5.2 Newton-Raphson Method

In this section, we introduce a larger example to compute the zero of a function using the Newton-Raphson method. This example, which involves several higher order functions, shows the expressiveness of our type system. In the programming session below, we first define a higher order function deriv which takes as argument a function and computes its numerical derivative at a given point. Then we define a function g and compute the value of its derivative at point 2.0. Next, by partial application, we build a function computing the derivative of g at any point. Finally, we define a function newton which searches the zero of a function. The newton function is also an higher order function taking as argument the function for which a zero has to be found and its derivative.

figure m

We call the newton function with our function g and its derivative computed by partial application of the deriv function. We obtain a root of our polynomial g with a guaranteed accuracy. Note that while Newton-Raphson method converges quadratically in the reals, numerical errors may perturb the process [4].

6 Conclusion

In this article, we have introduced a dependent type system able to infer the accuracy of numerical computations. Our type system allows one to type non-trivial programs corresponding to implementations of classical numerical analysis methods. Unstable computations are rejected by the type system. The consistency of typed programs is ensured by a subject reduction theorem. To our knowledge, this is the first type system dedicated to numerical accuracy. We believe that this approach has many advantages going from early debugging to compiler optimizations. Indeed, we believe that the usual type float proposed by usual ML implementations, and which is a simple clone of the type int, is too poor for numerical computations. We also believe that this approach is a credible alternative to static analysis techniques for numerical precision [6, 9, 18]. For the developer, our type system introduces few changes in the programming style, limited to giving the accuracy of the inputs of the accuracy of comparisons to allow the typing of certain recursive functions.

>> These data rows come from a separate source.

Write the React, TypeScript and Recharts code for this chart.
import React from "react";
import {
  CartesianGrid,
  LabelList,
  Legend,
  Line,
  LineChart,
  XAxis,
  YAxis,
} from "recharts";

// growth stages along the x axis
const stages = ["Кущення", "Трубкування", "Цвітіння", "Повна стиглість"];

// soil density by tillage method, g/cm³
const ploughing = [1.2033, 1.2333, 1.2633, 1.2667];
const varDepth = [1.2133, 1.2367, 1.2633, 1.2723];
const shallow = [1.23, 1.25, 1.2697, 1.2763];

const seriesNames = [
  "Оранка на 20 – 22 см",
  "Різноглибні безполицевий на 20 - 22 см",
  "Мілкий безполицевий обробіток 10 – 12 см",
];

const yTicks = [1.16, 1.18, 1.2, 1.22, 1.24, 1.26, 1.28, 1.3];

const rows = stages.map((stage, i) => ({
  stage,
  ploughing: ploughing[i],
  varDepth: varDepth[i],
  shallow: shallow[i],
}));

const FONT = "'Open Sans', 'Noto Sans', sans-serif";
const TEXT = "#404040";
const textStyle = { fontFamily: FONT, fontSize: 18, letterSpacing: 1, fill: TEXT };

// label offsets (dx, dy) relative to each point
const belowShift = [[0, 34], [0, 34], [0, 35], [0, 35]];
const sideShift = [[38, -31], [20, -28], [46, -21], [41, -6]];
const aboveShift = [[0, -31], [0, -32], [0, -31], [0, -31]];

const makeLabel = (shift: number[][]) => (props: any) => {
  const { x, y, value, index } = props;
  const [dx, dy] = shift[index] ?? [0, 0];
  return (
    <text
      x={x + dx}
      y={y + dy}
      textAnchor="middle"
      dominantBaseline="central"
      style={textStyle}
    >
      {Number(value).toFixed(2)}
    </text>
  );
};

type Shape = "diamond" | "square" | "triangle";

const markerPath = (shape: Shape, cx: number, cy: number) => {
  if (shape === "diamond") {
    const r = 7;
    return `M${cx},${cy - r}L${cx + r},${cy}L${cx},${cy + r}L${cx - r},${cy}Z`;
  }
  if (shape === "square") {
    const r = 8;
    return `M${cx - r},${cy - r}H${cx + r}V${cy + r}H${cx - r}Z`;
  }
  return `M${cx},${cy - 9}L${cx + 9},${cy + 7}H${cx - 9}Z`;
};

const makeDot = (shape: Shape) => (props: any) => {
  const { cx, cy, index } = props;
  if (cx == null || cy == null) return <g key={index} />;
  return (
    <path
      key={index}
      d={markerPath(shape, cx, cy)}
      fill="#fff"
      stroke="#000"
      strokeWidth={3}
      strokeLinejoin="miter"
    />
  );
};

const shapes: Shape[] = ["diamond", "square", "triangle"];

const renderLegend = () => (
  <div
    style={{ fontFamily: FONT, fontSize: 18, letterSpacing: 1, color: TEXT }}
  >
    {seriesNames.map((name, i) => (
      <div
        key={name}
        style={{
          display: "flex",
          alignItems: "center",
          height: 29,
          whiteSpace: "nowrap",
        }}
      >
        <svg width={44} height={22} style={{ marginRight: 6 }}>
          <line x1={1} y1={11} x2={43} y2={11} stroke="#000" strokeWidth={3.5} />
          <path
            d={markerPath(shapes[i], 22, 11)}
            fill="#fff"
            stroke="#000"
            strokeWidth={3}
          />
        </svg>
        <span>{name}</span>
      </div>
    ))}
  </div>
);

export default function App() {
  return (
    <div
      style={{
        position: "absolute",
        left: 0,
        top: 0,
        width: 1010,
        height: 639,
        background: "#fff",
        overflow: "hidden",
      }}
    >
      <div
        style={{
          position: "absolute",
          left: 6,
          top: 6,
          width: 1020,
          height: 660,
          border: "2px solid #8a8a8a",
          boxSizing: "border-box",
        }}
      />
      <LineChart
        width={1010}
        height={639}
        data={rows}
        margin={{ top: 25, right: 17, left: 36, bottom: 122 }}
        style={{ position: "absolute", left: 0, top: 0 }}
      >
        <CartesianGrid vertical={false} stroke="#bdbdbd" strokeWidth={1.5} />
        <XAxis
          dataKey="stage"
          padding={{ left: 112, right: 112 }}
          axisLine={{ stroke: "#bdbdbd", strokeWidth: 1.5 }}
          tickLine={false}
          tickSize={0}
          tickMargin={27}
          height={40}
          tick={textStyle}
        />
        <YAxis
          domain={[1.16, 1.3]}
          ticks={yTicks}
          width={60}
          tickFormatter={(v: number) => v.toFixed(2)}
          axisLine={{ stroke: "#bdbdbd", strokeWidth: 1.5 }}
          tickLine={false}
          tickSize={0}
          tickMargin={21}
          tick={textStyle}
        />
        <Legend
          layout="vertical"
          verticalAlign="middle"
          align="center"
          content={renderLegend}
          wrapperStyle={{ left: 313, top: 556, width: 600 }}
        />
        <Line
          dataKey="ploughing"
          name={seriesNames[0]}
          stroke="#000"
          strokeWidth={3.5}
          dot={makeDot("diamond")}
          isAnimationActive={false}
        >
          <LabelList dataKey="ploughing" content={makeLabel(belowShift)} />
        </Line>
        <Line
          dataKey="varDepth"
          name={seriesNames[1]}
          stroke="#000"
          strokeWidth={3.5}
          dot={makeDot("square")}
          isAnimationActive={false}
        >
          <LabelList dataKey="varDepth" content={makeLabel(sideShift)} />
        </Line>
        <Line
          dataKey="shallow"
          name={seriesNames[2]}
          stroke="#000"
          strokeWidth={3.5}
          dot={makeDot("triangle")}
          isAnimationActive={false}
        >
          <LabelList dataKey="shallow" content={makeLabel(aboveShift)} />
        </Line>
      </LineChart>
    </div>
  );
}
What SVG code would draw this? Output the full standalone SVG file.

A first perspective to the present work is the implementation of a compiler for Numl. We aim at using the type information to select the most appropriate formats (the IEEE754 formats of Fig. 1, multiple precisions numbers of the GMP library when needed or requested by the user or fixed-point numbers.) In the longer term, we also aim at introducing safe compile-time optimizations based on type preservation: an expression may be safely (from the accuracy point of view) substituted to another expression as long as both expressions are mathematically equivalent and that the new expression has a greater type than the older one in the sense of Eq. (6). Finally, a second perspective is to integrate our type system into other applicative languages. In particular, it would be of great interest to have such a type system inside a language used to build critical embedded systems such as the synchronous language Lustre [3]. In this context numerical accuracy requirements are strong and difficult to obtain. Our type system could be integrated naturally inside Lustre or similar languages.